Expense Categorization

Accurate categorization of business meal expenses ensures compliance and maximizes deductions. Different types of meal expenses are subject to specific rules.

Client-Facing Costs

Client-facing meal expenses, such as those incurred when entertaining clients or business partners, are deductible at 50% if directly related to business activities. The meal must facilitate business discussions in an appropriate setting, such as a restaurant or private dining area. For instance, if a business dinner with a client costs $200, only $100 is deductible. Detailed records, including receipts and notes about the meeting’s purpose, are critical.

Employee Meals

Meals provided to employees are deductible under certain conditions. For example, meals offered during overtime work or on-site for the employer’s convenience are deductible at 50%. These meals must be occasional rather than a regular benefit. Under current regulations, this deduction is available through 2025. For instance, if $500 is spent on meals for employees working late, $250 is deductible. Accurate categorization and clear documentation of the business reason are essential.

Promotional Events

Meals served during promotional events, such as product launches, are deductible if tied to business promotion and not part of entertainment activities. The IRS allows deductions for ordinary and necessary expenses directly related to business activities.

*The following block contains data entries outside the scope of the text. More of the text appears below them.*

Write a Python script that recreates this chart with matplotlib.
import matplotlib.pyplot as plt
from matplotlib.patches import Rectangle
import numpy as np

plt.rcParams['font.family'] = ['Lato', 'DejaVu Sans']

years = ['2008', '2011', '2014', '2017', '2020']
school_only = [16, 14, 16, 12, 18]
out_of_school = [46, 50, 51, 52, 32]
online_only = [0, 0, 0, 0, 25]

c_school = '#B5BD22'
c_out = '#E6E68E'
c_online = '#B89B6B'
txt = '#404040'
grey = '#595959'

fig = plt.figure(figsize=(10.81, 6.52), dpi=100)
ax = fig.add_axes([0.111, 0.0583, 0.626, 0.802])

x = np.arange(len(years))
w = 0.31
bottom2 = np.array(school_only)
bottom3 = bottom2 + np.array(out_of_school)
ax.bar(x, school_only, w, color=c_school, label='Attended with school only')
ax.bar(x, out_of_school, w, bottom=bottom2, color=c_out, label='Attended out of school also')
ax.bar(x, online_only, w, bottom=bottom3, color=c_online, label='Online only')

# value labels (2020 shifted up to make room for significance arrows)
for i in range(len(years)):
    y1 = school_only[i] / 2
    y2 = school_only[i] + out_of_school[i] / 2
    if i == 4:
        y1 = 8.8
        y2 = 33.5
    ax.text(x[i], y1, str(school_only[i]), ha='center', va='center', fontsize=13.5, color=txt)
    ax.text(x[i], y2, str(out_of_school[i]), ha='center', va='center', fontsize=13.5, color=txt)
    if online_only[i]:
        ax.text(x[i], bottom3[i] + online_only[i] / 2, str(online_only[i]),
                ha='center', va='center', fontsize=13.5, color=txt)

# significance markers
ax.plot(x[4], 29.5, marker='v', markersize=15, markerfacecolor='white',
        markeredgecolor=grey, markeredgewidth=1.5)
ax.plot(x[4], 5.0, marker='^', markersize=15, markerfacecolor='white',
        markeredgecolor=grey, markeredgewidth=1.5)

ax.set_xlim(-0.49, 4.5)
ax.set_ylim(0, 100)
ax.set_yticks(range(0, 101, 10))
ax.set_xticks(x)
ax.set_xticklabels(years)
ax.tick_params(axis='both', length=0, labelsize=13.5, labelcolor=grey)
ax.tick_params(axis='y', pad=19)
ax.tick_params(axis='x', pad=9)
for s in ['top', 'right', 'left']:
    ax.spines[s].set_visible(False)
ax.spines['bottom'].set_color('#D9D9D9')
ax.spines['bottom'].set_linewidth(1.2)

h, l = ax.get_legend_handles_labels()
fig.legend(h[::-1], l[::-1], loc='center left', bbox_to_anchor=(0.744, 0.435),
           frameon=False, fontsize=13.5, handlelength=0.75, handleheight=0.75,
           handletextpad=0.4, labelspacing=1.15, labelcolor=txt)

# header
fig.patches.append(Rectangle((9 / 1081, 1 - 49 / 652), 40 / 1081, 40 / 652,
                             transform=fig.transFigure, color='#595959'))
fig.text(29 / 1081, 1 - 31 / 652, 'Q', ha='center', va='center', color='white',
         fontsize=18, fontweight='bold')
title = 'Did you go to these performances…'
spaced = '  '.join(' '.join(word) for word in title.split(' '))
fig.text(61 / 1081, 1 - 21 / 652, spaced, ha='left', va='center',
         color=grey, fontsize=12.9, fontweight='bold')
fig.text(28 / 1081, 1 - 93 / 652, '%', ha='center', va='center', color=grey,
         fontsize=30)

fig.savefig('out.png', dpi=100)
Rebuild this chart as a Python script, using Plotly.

For example, if $1,000 is spent on catering for a product launch event, $500 is deductible if the event’s primary purpose is business promotion. To ensure compliance, meal costs must be separated from other event expenses, and records such as invoices and promotional materials should be maintained.

Reimbursements and Tax Treatment

The tax treatment of reimbursed meal expenses depends on the type of reimbursement plan. Under an accountable plan, employers can reimburse employees for business expenses without the amounts being subject to income or payroll taxes. To qualify as accountable, the plan must meet three criteria: expenses must be business-related, employees must account for them within a reasonable period, and any excess reimbursement must be returned.

Non-accountable plans, which do not meet IRS requirements, treat reimbursements as taxable income for employees. This results in increased income and payroll taxes for employees and denies employers the benefit of deducting the expense. Using accountable plans benefits both employers and employees by maintaining tax advantages.

Deductibility During Travel

Meal expenses incurred during business travel are deductible at 50% if the trip requires an overnight stay or substantial rest, as defined by the IRS. Local travel or short trips generally do not qualify. Businesses can simplify reporting by using the IRS per diem rates, which vary by location and are updated annually. For example, the 2023 per diem rate for high-cost areas like New York City is $74 per day. The per diem method reduces administrative burdens but requires businesses to ensure employees do not claim both per diem and actual expenses for the same trip.

For international travel, foreign per diem rates account for higher costs in certain countries and can be advantageous for global operations. For example, the per diem for meals in Tokyo is higher than in many U.S. cities. However, businesses must comply with foreign tax treaties and local regulations when deducting these expenses. Proper management of travel-related meal deductions ensures compliance and provides significant savings for businesses with frequent travel needs.